Hey, thanks God! So it's okay to worship the moon after all. I suppose in the New Testament Jesus comes along and changes all the rules though... but the Bible's a long book, I'm sure I can get in a fair bit of moon-worshipping werewolf action before I get there. I like this bit though.

"For your own good, then, make certain that you do not sin by making for yourselves an idol in any form at all - whether man or woman, animal or bird, reptile or fish."

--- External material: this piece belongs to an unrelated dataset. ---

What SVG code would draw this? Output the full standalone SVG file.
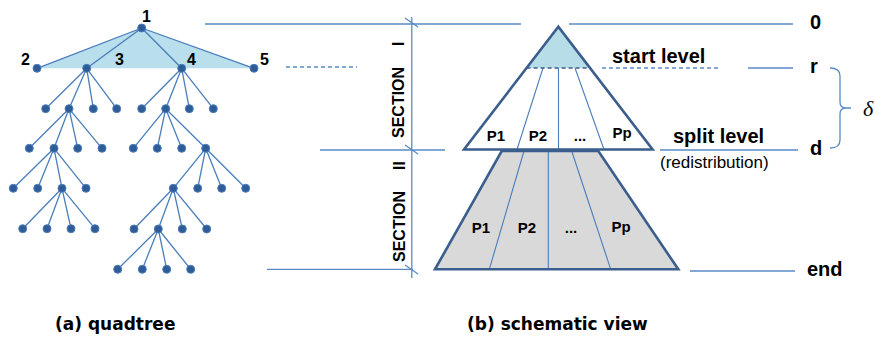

Ooh, Fish Idol. I'd love to see that. There was a question on tonights Mind Games - asking where is the Mona Lisa located. Luckily, having read The Da Vinci Code, I knew the answer - the Louvre, in Paris. When I was in the library on Wednesday night, waiting for Bro'Town to finish so I could watch the tape of it when I got home without having seen the ending first, I asked a librarian about the possibility of reserving a copy of the first Robert Langdon based Dan Brown book, Angels and Demons. They laughed, and didn't even bother to check the computer. Turns out there's a ridiculous waiting list, which isn't surprising. I think before I left Hamilton I enquired about borrowing ...Code, only to find there were 160 people ahead of me in the queue. That's over ten years of waiting. So I bought it.

You think they could make a trilogy or something out of Robert Langdon? His name isn't as catchy as Indiana Jones, is it? And they're making ...Code first, so they'll have to do the prequel-thing with Angels... And as the girl in Angels is hardly mentioned in ...Code, it could get tricky when they try to tie in the love interests that'd inevitably have to be a part of any Hollywood movie franchise. Hmmm.

Fuck, trying to write that last paragraph without the use of Rich Text was dang annoying. Rich Text wasn't working for some reason when I began this entry. Which I'm typing on my knees, cause Tariqa has stolen the chair to sit on while she dips her ear in boiled water. I'll leave that at that.